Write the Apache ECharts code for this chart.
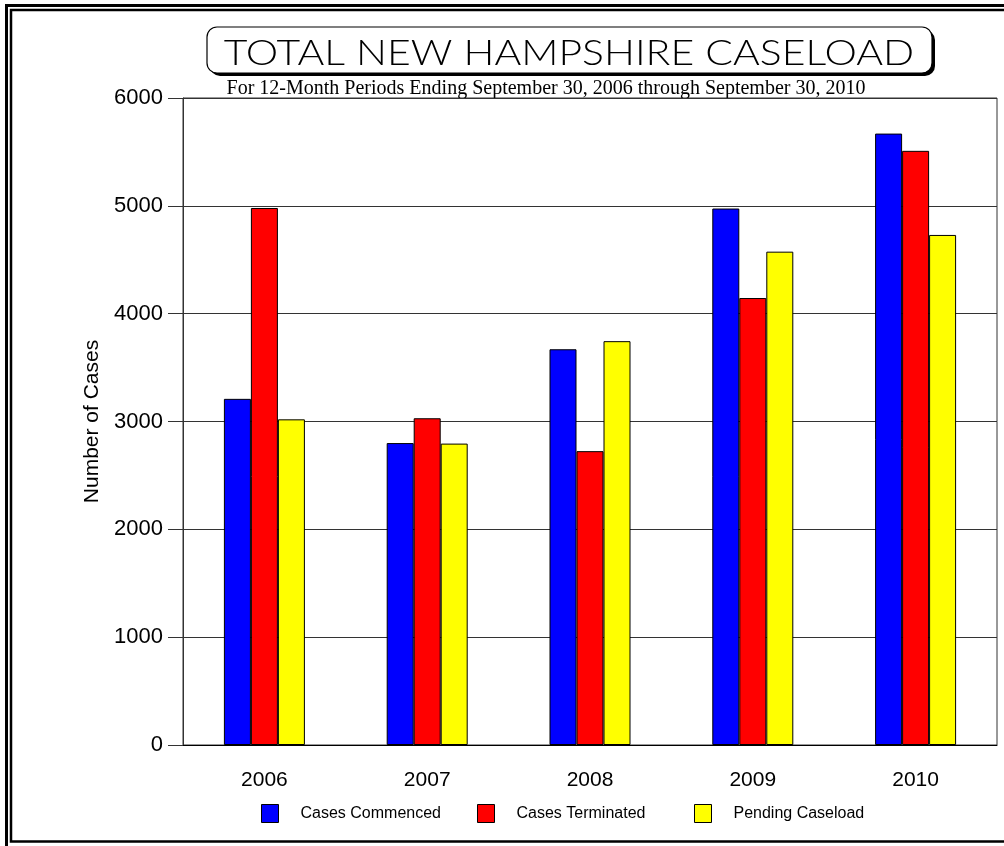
<!DOCTYPE html>
<html><head><meta charset="utf-8">
<script src="https://cdn.jsdelivr.net/npm/echarts@6/dist/echarts.min.js"></script>
<style>html,body{margin:0;padding:0;background:#fff}#c{width:1004px;height:846px}</style>
</head><body><div id="c"></div>
<script>
// ---- data ----
const years = ['2006', '2007', '2008', '2009', '2010'];
const casesCommenced = [3210, 2800, 3670, 4975, 5670];
const casesTerminated = [4980, 3030, 2725, 4145, 5510];
const pendingCaseload = [3020, 2795, 3745, 4575, 4730];
const seriesNames = ['Cases Commenced', 'Cases Terminated', 'Pending Caseload'];
const titleText = 'TOTAL NEW HAMPSHIRE CASELOAD';
const subtitleText = 'For 12-Month Periods Ending September 30, 2006 through September 30, 2010';
const yAxisName = 'Number of Cases';

// ---- styles ----
const colors = ['#0000ff', '#ff0000', '#ffff00'];
const legendLefts = [256, 472, 689];
const sans = 'Liberation Sans, Arial, sans-serif';

const chart = echarts.init(document.getElementById('c'), null, {renderer: 'canvas'});
const seriesData = [casesCommenced, casesTerminated, pendingCaseload];

const option = {
  animation: false,
  backgroundColor: '#fff',
  grid: {left: 183, right: 7, top: 98, bottom: 101, show: true, borderColor: '#333', borderWidth: 1},
  legend: seriesNames.map((n, i) => ({
    data: [n], left: legendLefts[i], top: 799, itemWidth: 17, itemHeight: 18,
    icon: 'rect', itemStyle: {borderColor: '#000', borderWidth: 1},
    textStyle: {fontFamily: sans, fontSize: 16, color: '#000', padding: [0, 0, 0, 17]}
  })),
  xAxis: {
    type: 'category', data: years,
    axisLine: {lineStyle: {color: '#000', width: 1}},
    axisTick: {alignWithLabel: true, length: 12, lineStyle: {color: '#333'}},
    axisLabel: {fontFamily: sans, fontSize: 21, color: '#000', margin: 25}
  },
  yAxis: {
    type: 'value', min: 0, max: 6000, interval: 1000,
    name: yAxisName, nameLocation: 'middle', nameGap: 73, nameRotate: 90,
    nameTextStyle: {fontFamily: sans, fontSize: 21, color: '#000'},
    axisLine: {show: true, lineStyle: {color: '#333', width: 1}},
    axisTick: {show: true, length: 15, lineStyle: {color: '#333'}},
    axisLabel: {fontFamily: sans, fontSize: 22, color: '#000', margin: 20, formatter: v => String(v)},
    splitLine: {show: true, lineStyle: {color: '#333', width: 1}}
  },
  series: seriesNames.map((n, i) => ({
    name: n, type: 'bar', data: seriesData[i], barWidth: 27, barGap: '0%',
    itemStyle: {color: colors[i], borderColor: '#000', borderWidth: 1}
  })),
  graphic: [
    // outer double border
    {type: 'rect', shape: {x: 6.5, y: 5.5, width: 1010, height: 850}, style: {fill: 'none', stroke: '#000', lineWidth: 3}, silent: true},
    {type: 'rect', shape: {x: 11, y: 10, width: 1000, height: 831.5}, style: {fill: 'none', stroke: '#000', lineWidth: 2.5}, silent: true},
    // title box with shadow
    {type: 'rect', shape: {x: 210, y: 30, width: 725, height: 46, r: 10}, style: {fill: '#000'}, silent: true},
    {type: 'rect', shape: {x: 207, y: 27, width: 725, height: 46, r: 10}, style: {fill: '#fff', stroke: '#000', lineWidth: 1.2}, silent: true},
    {type: 'text', x: 569, y: 54, scaleX: 1.17, style: {text: titleText, x: 0, y: 0, align: 'center', verticalAlign: 'middle', font: '300 35px Lato, sans-serif', fill: '#000'}, silent: true},
    {type: 'text', style: {text: subtitleText, x: 546, y: 89, align: 'center', verticalAlign: 'middle', font: '20px "Liberation Serif", "Times New Roman", serif', fill: '#000'}, silent: true}
  ]
};
chart.setOption(option);
</script></body></html>
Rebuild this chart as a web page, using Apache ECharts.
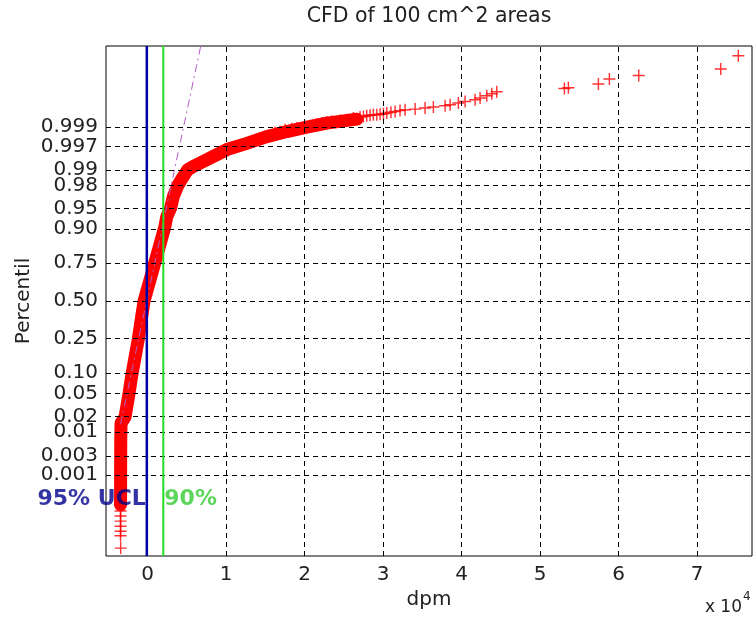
<!DOCTYPE html>
<html>
<head>
<meta charset="utf-8">
<title>CFD of 100 cm^2 areas</title>
<script src="https://cdn.jsdelivr.net/npm/echarts@6/dist/echarts.min.js"></script>
<style>
  html, body { margin: 0; padding: 0; background: #fff; }
  #chart { width: 753px; height: 626px; }
</style>
</head>
<body>
<div id="chart"></div>
<script>
// x ticks (dpm), labelled in units of 10^4
const xTickValues = [0, 10000, 20000, 30000, 40000, 50000, 60000, 70000];
// percentile ticks of the normal probability axis
const yTickLabels = ['0.001', '0.003', '0.01', '0.02', '0.05', '0.10', '0.25', '0.50',
  '0.75', '0.90', '0.95', '0.98', '0.99', '0.997', '0.999'];

// thick part of the curve (markers overlapping), read along its centre: dpm / normal score
const bandDpm = [-3450, -3440, -3440, -3430, -3420, -3400, -3380, -2870, -2400, -1980,
  -1200, -450, 900, 2170, 2450, 2930, 3290, 3850, 4270, 5100, 5800, 8380, 10090, 12640,
  15190, 17730, 20280, 22830, 26650];
const bandZ = [-3.62, -3.40, -3.10, -2.80, -2.50, -2.30, -2.17, -2.06, -1.67, -1.29,
  -0.69, 0.00, 0.67, 1.30, 1.50, 1.65, 1.86, 2.05, 2.15, 2.33, 2.39, 2.57, 2.69, 2.80,
  2.92, 3.01, 3.09, 3.16, 3.23];

// single markers at the low end
const lowDpm = [-3440, -3450, -3440, -3450, -3440, -3450, -3430];
const lowZ = [-3.73, -3.82, -3.91, -4.00, -4.09, -4.17, -4.39];

// single markers along the upper tail
const highDpm = [16240, 16880, 17520, 18370, 19010, 20700, 21550, 22190, 22830, 23470,
  24520, 25380, 26220, 27070, 27500, 27920, 28340, 28760, 29200, 29620, 30050, 30470,
  31000, 31530, 32160, 32800, 34080, 35350, 36410, 37900, 38540, 39590, 40450, 41720,
  42360, 43210, 43850, 44480, 53100, 53610, 57430, 58830, 62570, 73020, 75260];
const highZ = [2.994, 3.012, 3.042, 3.060, 3.072, 3.113, 3.143, 3.161, 3.178, 3.189,
  3.207, 3.219, 3.250, 3.267, 3.278, 3.290, 3.299, 3.308, 3.308, 3.318, 3.328, 3.338,
  3.352, 3.367, 3.382, 3.397, 3.409, 3.427, 3.445, 3.468, 3.486, 3.516, 3.545, 3.575,
  3.605, 3.646, 3.681, 3.717, 3.775, 3.790, 3.854, 3.943, 4.007, 4.120, 4.357];

// normal fit reference line (end points)
const refDpm = [-3450, 6770];
const refZ = [-2.19, 4.53];

// limit lines and their labels
const ucl95 = -100;
const ucl90 = 2000;
const noteText = ['95% UCL', '90%'];
const noteDpm = [ucl95, ucl90];
const noteZ = [-3.52, -3.52];

const xMin = -5300, xMax = 77000;
const yLimit = 4.53;

// inverse normal CDF (Acklam), used for the probability axis
function probit(p) {
  const a = [-39.69683028665376, 220.9460984245205, -275.9285104469687, 138.3577518672690, -30.66479806614716, 2.506628277459239];
  const b = [-54.47609879822406, 161.5858368580409, -155.6989798598866, 66.80131188771972, -13.28068155288572];
  const c = [-0.007784894002430293, -0.3223964580411365, -2.400758277161838, -2.549732539343734, 4.374664141464968, 2.938163982698783];
  const d = [0.007784695709041462, 0.3224671290700398, 2.445134137142996, 3.754408661907416];
  const pl = 0.02425;
  let q, r;
  if (p < pl) {
    q = Math.sqrt(-2 * Math.log(p));
    return (((((c[0] * q + c[1]) * q + c[2]) * q + c[3]) * q + c[4]) * q + c[5]) /
      ((((d[0] * q + d[1]) * q + d[2]) * q + d[3]) * q + 1);
  }
  if (p > 1 - pl) {
    q = Math.sqrt(-2 * Math.log(1 - p));
    return -(((((c[0] * q + c[1]) * q + c[2]) * q + c[3]) * q + c[4]) * q + c[5]) /
      ((((d[0] * q + d[1]) * q + d[2]) * q + d[3]) * q + 1);
  }
  q = p - 0.5;
  r = q * q;
  return (((((a[0] * r + a[1]) * r + a[2]) * r + a[3]) * r + a[4]) * r + a[5]) * q /
    (((((b[0] * r + b[1]) * r + b[2]) * r + b[3]) * r + b[4]) * r + 1);
}

const yTickZ = yTickLabels.map(s => probit(Number(s)));
// blank labels at both ends keep echarts from dropping the crowded outer ones
const yLabelValues = [-yLimit].concat(yTickZ, [yLimit]);

const zip = (xs, ys) => xs.map((x, i) => [x, ys[i]]);
const bandData = zip(bandDpm, bandZ);
const markerData = bandData.concat(zip(lowDpm, lowZ), zip(highDpm, highZ));

const FONT = '"DejaVu Sans", Verdana, sans-serif';
const TXT = '#222';
const plus = 'path://M4.4,0h1.2v4.4h4.4v1.2h-4.4v4.4h-1.2v-4.4h-4.4v-1.2h4.4z';

const chart = echarts.init(document.getElementById('chart'));

const option = {
  animation: false,
  backgroundColor: '#fff',
  grid: {
    left: 106, right: 1, top: 46, bottom: 70,
    show: true, borderColor: '#000', borderWidth: 1, backgroundColor: 'transparent'
  },
  xAxis: {
    type: 'value', min: xMin, max: xMax,
    name: 'dpm', nameLocation: 'middle', nameGap: 32,
    nameTextStyle: { fontFamily: FONT, fontSize: 20, color: TXT },
    axisLine: { show: false },
    axisTick: { show: false },
    splitLine: { show: false },
    axisLabel: {
      customValues: xTickValues,
      formatter: v => String(v / 10000),
      fontFamily: FONT, fontSize: 20, color: TXT, margin: 9
    }
  },
  yAxis: {
    type: 'value', min: -yLimit, max: yLimit,
    name: 'Percentil', nameLocation: 'middle', nameGap: 72, nameMoveOverlap: false,
    nameTextStyle: { fontFamily: FONT, fontSize: 20, color: TXT },
    axisLine: { show: false },
    axisTick: { show: false },
    splitLine: { show: false },
    axisLabel: {
      customValues: yLabelValues,
      hideOverlap: false,
      formatter: v => {
        const i = yTickZ.findIndex(z => Math.abs(z - v) < 1e-6);
        return i >= 0 ? yTickLabels[i] : '';
      },
      fontFamily: FONT, fontSize: 20, color: TXT, margin: 8
    }
  },
  graphic: [
    {
      type: 'text', x: 429, y: 17, silent: true,
      style: { text: 'CFD of 100 cm^2 areas', font: '20.5px ' + FONT, fill: TXT, align: 'center', verticalAlign: 'middle' }
    },
    {
      type: 'text', x: 742, y: 608, silent: true,
      style: { text: 'x 10', font: '17px ' + FONT, fill: TXT, align: 'right', verticalAlign: 'middle' }
    },
    {
      type: 'text', x: 743, y: 597, silent: true,
      style: { text: '4', font: '12px ' + FONT, fill: TXT, align: 'left', verticalAlign: 'middle' }
    }
  ],
  series: [
    {
      // dashed grid at the tick positions
      type: 'line', data: [], z: 1, silent: true,
      markLine: {
        silent: true, symbol: ['none', 'none'], label: { show: false },
        lineStyle: { color: '#000', width: 1, type: [5, 4] },
        data: xTickValues.map(v => ({ xAxis: v })).concat(yTickZ.map(v => ({ yAxis: v })))
      }
    },
    {
      type: 'line', data: bandData, z: 2, silent: true, symbol: 'none',
      lineStyle: { color: '#ff0000', width: 13, cap: 'round', join: 'round' }
    },
    {
      type: 'scatter', data: markerData, z: 3, silent: true,
      symbol: plus, symbolSize: 12, itemStyle: { color: '#ff0000' }
    },
    {
      type: 'line', data: zip(refDpm, refZ), z: 4, silent: true, symbol: 'none',
      lineStyle: { color: '#b35cc4', width: 1, type: [8, 4, 2, 4] }
    },
    {
      type: 'line', data: [[ucl95, -yLimit], [ucl95, yLimit]], z: 5, silent: true, symbol: 'none',
      lineStyle: { color: '#0000a8', width: 2.5 }
    },
    {
      type: 'line', data: [[ucl90, -yLimit], [ucl90, yLimit]], z: 5, silent: true, symbol: 'none',
      lineStyle: { color: '#22dd22', width: 2 }
    },
    {
      type: 'scatter', z: 6, silent: true, symbolSize: 0,
      data: noteText.map((t, i) => ({
        name: t, value: [noteDpm[i], noteZ[i]],
        label: {
          position: i === 0 ? 'left' : 'right',
          color: i === 0 ? '#00008c' : '#33cc33'
        }
      })),
      label: {
        show: true, distance: 1, formatter: p => p.name,
        fontFamily: FONT, fontSize: 22, fontWeight: 'bold'
      }
    }
  ]
};

chart.setOption(option);
</script>
</body>
</html>
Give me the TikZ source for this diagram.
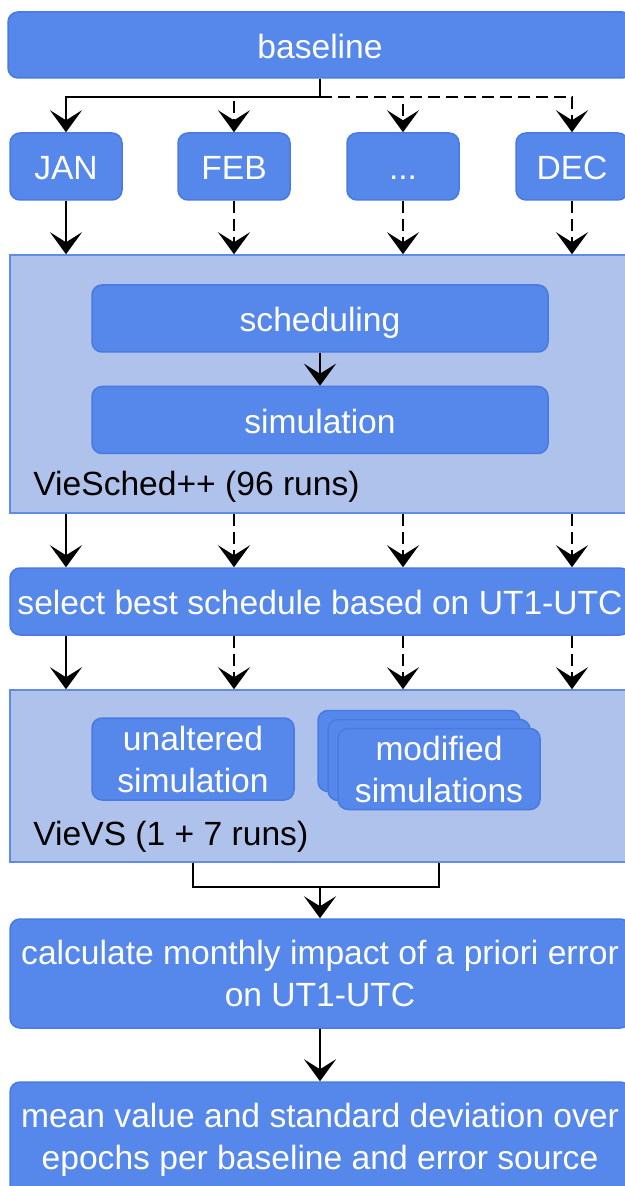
\documentclass[tikz,border=0pt]{standalone}
\usepackage{fontspec}
\setmainfont{Liberation Sans}
\usetikzlibrary{arrows.meta, positioning}
\definecolor{stepcolor}{RGB}{85,136,234}
\definecolor{stepedge}{RGB}{72,122,224}
\definecolor{groupcolor}{RGB}{175,194,236}
\definecolor{groupedge}{RGB}{96,140,232}

\begin{document}
\begin{tikzpicture}[
    x=0.5pt, y=-0.5pt,
    font=\fontsize{16.8}{21}\selectfont,
    stepbox/.style={draw=stepedge, line width=0.75pt, fill=stepcolor, text=white, rounded corners=5pt, minimum width=#1, minimum height=33.5pt, inner sep=2pt, align=center},
    oneline/.style={text height=17.44pt, text depth=4pt},
    group/.style={draw=groupedge, line width=0.75pt, fill=groupcolor, minimum width=310pt, minimum height=#1, inner sep=0pt},
    grouplabel/.style={anchor=base west, inner sep=0pt},
    flow/.style={line width=1.3pt, -{Stealth[length=11pt, width=16pt, inset=5pt]}},
    flowdash/.style={flow, dash pattern=on 6pt off 3pt}
]
    \useasboundingbox (0,0) rectangle (625,1186);
    \clip (0,0) rectangle (625,1186);

    % Input
    \node[stepbox=312pt, oneline, minimum height=33pt] (baseline) at (320,45) {baseline};

    % Months
    \node[stepbox=56pt, oneline] (jan) at (66,166.5) {JAN};
    \node[stepbox=56pt, oneline] (feb) at (234,166.5) {FEB};
    \node[stepbox=56pt, oneline] (dots) at (403,166.5) {...};
    \node[stepbox=56pt, oneline] (dec) at (572,166.5) {DEC};

    % VieSched++
    \node[group=129pt] (viesched) at (320,384) {};
    \node[stepbox=228pt, oneline] (sched) at (320,318.5) {scheduling};
    \node[stepbox=228pt, oneline] (sim) at (320,420) {simulation};
    \node[grouplabel] (vieschedlabel) at (33,495) {VieSched++ (96 runs)};

    % Selection
    \node[stepbox=310pt, oneline] (select) at (320,601.5) {select best schedule based on UT1-UTC};

    % VieVS
    \node[group=86pt] (vievs) at (320,776) {};
    \node[stepbox=101pt, minimum height=41pt] (unaltered) at (193,759) {unaltered\\simulation};
    \node[stepbox=101pt, minimum height=40.5pt] (modback) at (419,751) {};
    \node[stepbox=101pt, minimum height=40.5pt] (modmid) at (429,760) {};
    \node[stepbox=101pt, minimum height=40.5pt] (modfront) at (439,769) {modified\\simulations};
    \node[grouplabel] (vievslabel) at (33,845) {VieVS (1 + 7 runs)};

    % Results
    \node[stepbox=310pt, minimum height=54.5pt] (calc) at (320,973.5) {calculate monthly impact of a priori error\\on UT1-UTC};
    \node[stepbox=310pt, minimum height=58pt] (mean) at (320,1140) {mean value and standard deviation over\\epochs per baseline and error source};

    % Connections
    \coordinate (split) at (320,97);
    \draw[line width=1.3pt] (baseline.south) -- (split);
    \draw[flow] (split) -| (jan.north);
    \draw[flowdash] (split) -| (feb.north);
    \draw[flowdash] (split) -| (dots.north);
    \draw[flowdash] (split) -| (dec.north);

    \draw[flow] (jan.south) -- (jan.south |- viesched.north);
    \draw[flowdash] (feb.south) -- (feb.south |- viesched.north);
    \draw[flowdash] (dots.south) -- (dots.south |- viesched.north);
    \draw[flowdash] (dec.south) -- (dec.south |- viesched.north);

    \draw[flow] (sched) -- (sim);

    \draw[flow] (jan.south |- viesched.south) -- (jan.south |- select.north);
    \draw[flowdash] (feb.south |- viesched.south) -- (feb.south |- select.north);
    \draw[flowdash] (dots.south |- viesched.south) -- (dots.south |- select.north);
    \draw[flowdash] (dec.south |- viesched.south) -- (dec.south |- select.north);

    \draw[flow] (jan.south |- select.south) -- (jan.south |- vievs.north);
    \draw[flowdash] (feb.south |- select.south) -- (feb.south |- vievs.north);
    \draw[flowdash] (dots.south |- select.south) -- (dots.south |- vievs.north);
    \draw[flowdash] (dec.south |- select.south) -- (dec.south |- vievs.north);

    \coordinate (merge) at (320,887);
    \draw[line width=1.3pt] (unaltered.south |- vievs.south) |- (modfront.south |- merge) -- (modfront.south |- vievs.south);
    \draw[flow] (merge) -- (calc.north);
    \draw[flow] (calc) -- (mean);
\end{tikzpicture}
\end{document}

Exercise goal – Up to and including the line containing "[casesCommenced, casesTerminated, pendingCaseload];", quote each line of the entries above from the very first, please, exactly and without images.

Final answer –
Write the Apache ECharts code for this chart.
<!DOCTYPE html>
<html><head><meta charset="utf-8">
<script src="https://cdn.jsdelivr.net/npm/echarts@6/dist/echarts.min.js"></script>
<style>html,body{margin:0;padding:0;background:#fff}#c{width:1004px;height:846px}</style>
</head><body><div id="c"></div>
<script>
// ---- data ----
const years = ['2006', '2007', '2008', '2009', '2010'];
const casesCommenced = [3210, 2800, 3670, 4975, 5670];
const casesTerminated = [4980, 3030, 2725, 4145, 5510];
const pendingCaseload = [3020, 2795, 3745, 4575, 4730];
const seriesNames = ['Cases Commenced', 'Cases Terminated', 'Pending Caseload'];
const titleText = 'TOTAL NEW HAMPSHIRE CASELOAD';
const subtitleText = 'For 12-Month Periods Ending September 30, 2006 through September 30, 2010';
const yAxisName = 'Number of Cases';

// ---- styles ----
const colors = ['#0000ff', '#ff0000', '#ffff00'];
const legendLefts = [256, 472, 689];
const sans = 'Liberation Sans, Arial, sans-serif';

const chart = echarts.init(document.getElementById('c'), null, {renderer: 'canvas'});
const seriesData = [casesCommenced, casesTerminated, pendingCaseload];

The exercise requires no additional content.